First of all, Haley is the youngest governor in America. Haley is also the second Indian American governor in the United States (her full name is Nimrata Randhawa Haley), behind Governor Bobbi Jindal from Louisiana. Furthermore, political insiders have looked to her as a potential VP candidate, whomever the candidate may be. While serving in South Carolina’s state assembly, Haley was one of the first representatives to tackle illegal immigration, stating that as a daughter of immigrants, immigration laws should be enforced. Haley formulated a law that requires employees to check the legal status of employees, as well as requiring immigrants to carry legal documentation. The US Justice Department sued South Carolina for this law, and Haley’s spokesperson responded with the statement, “If the feds were doing their job, we wouldn’t have had to address illegal immigration reform at the state level. But, until they do, we’re going to keep fighting in South Carolina to be able to enforce our laws.”
Haley is controversial, however, in her decision to remove the Confederate State Flag from the capital grounds in South Carolina, following a racially motivated attack on a prayer group in her state. While saying that she understands this is a crucial part to the state’s history, and crucial to many families’ ancestry, the flag was being used as a symbol for hate, and for that reason, would no longer fly on state grounds. Haley did say, however, that those who wanted to fly the flag on personal property could do so.
But because of this tragic past event, and because of Haley’s records, she was the perfect person to embody the message that the Republicans wanted to give in response to President Obama. She addressed these two important aspects in her response, stating on immigration:
“We must fix our broken immigration system.
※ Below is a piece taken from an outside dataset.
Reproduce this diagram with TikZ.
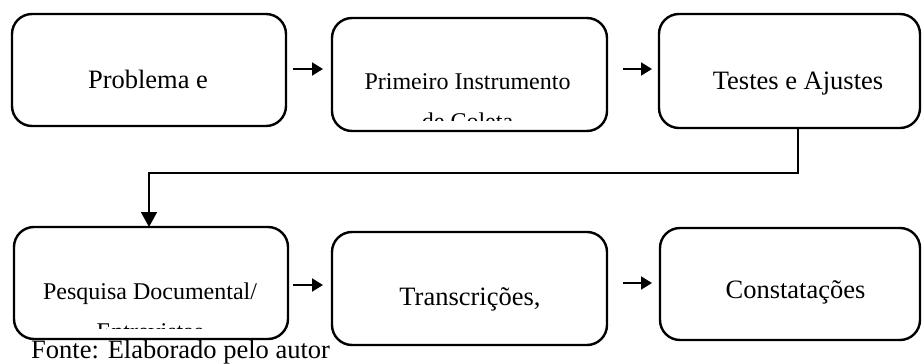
\documentclass[tikz,border=0pt]{standalone}
\usepackage{fontspec}
\setmainfont{Liberation Serif}
\usetikzlibrary{arrows.meta,calc}
\tikzset{
  box/.style={draw=black, line width=2.4pt, rounded corners=20pt, inner sep=0pt, outer sep=0pt},
  bigtxt/.style={inner sep=0pt, anchor=base, font=\fontsize{26.5}{30}\selectfont},
  smalltxt/.style={inner sep=0pt, anchor=base, font=\fontsize{24}{28}\selectfont},
  arr/.style={line width=2pt, -{Triangle[length=11pt,width=13pt]}},
  conn/.style={line width=1.5pt, -{Triangle[length=15pt,width=16pt]}},
}
\begin{document}
\begin{tikzpicture}[x=1pt,y=-1pt]
\useasboundingbox (0,0) rectangle (922,364);
% boxes
\node[box, minimum width=274pt, minimum height=112pt] (b1) at (149,70) {};
\node[box, minimum width=275pt, minimum height=113pt] (b2) at (469.5,74.5) {};
\node[box, minimum width=261pt, minimum height=114pt] (b3) at (789.5,71) {};
\node[box, minimum width=274pt, minimum height=112pt] (b4) at (151,283) {};
\node[box, minimum width=275pt, minimum height=113pt] (b5) at (469.5,288.5) {};
\node[box, minimum width=260pt, minimum height=112pt] (b6) at (790,284) {};
% texts
\node[bigtxt] (t1) at (148,88) {Problema e};
\node[smalltxt] (t2) at (467.5,89) {Primeiro Instrumento};
\begin{scope}
  \clip (340,100) rectangle (600,120);
  \node[smalltxt] (t2b) at (467.5,129) {de Coleta};
\end{scope}
\node[bigtxt] (t3) at (798,89) {Testes e Ajustes};
\node[smalltxt] (t4) at (150,299) {Pesquisa Documental/};
\begin{scope}
  \clip (20,310) rectangle (280,328);
  \node[smalltxt] (t4b) at (150,339) {Entrevistas};
\end{scope}
\node[bigtxt] (t5) at (470,305) {Transcrições,};
\node[bigtxt] (t6) at (795.5,298) {Constatações};
\node[inner sep=0pt, anchor=base west, font=\fontsize{26.5}{30}\selectfont] (fonte) at (31,358) {Fonte: Elaborado pelo autor};
% arrows
\draw[arr, shorten <=7pt, shorten >=9pt] ([yshift=1pt]b1.east) -- ([yshift=1pt]b1.east -| b2.west);
\draw[arr, shorten <=16pt, shorten >=7pt] ([yshift=1pt]b1.east -| b2.east) -- ([yshift=1pt]b1.east -| b3.west);
\draw[arr, shorten <=5pt, shorten >=9pt] ([yshift=-2pt]b4.east) -- ([yshift=-2pt]b4.east -| b5.west);
\draw[arr, shorten <=16pt, shorten >=8pt] (b4.east -| b5.east) -- (b4.east -| b6.west);
% connector
\coordinate (turn) at (149,173);
\draw[conn] ([xshift=8.5pt]b3.south) |- (turn) -- (turn |- b4.north);
\end{tikzpicture}
\end{document}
That means stopping illegal immigration. And it means welcoming properly vetted legal immigrants, regardless of their race or religion. Just like we have for centuries.”
She then went on to talk about the summer attack on a prayer group at Mother Emanuel church in Charleston, where nine innocent lives were taken. What she focused on, however, was how the state came together with love instead of hate. Haley said:
“Our state was struck with shock, pain, and fear. But our people would not allow hate to win. We didn’t have violence, we had vigils. We didn’t have riots, we had hugs. We didn’t turn against each other’s race of religion. We turned toward God, and to the values that have made our country the freest and greatest in the world.”
Haley continued that the state “removed a symbol that was being used to divide us.”
While Obama’s speech stated that one of his biggest regrets was the current political division in Washington, Haley posed herself as a leader who could bridge the divide between the parties, and bring Americans together again. With her background and track record, she embodies this type of unity that people right now crave.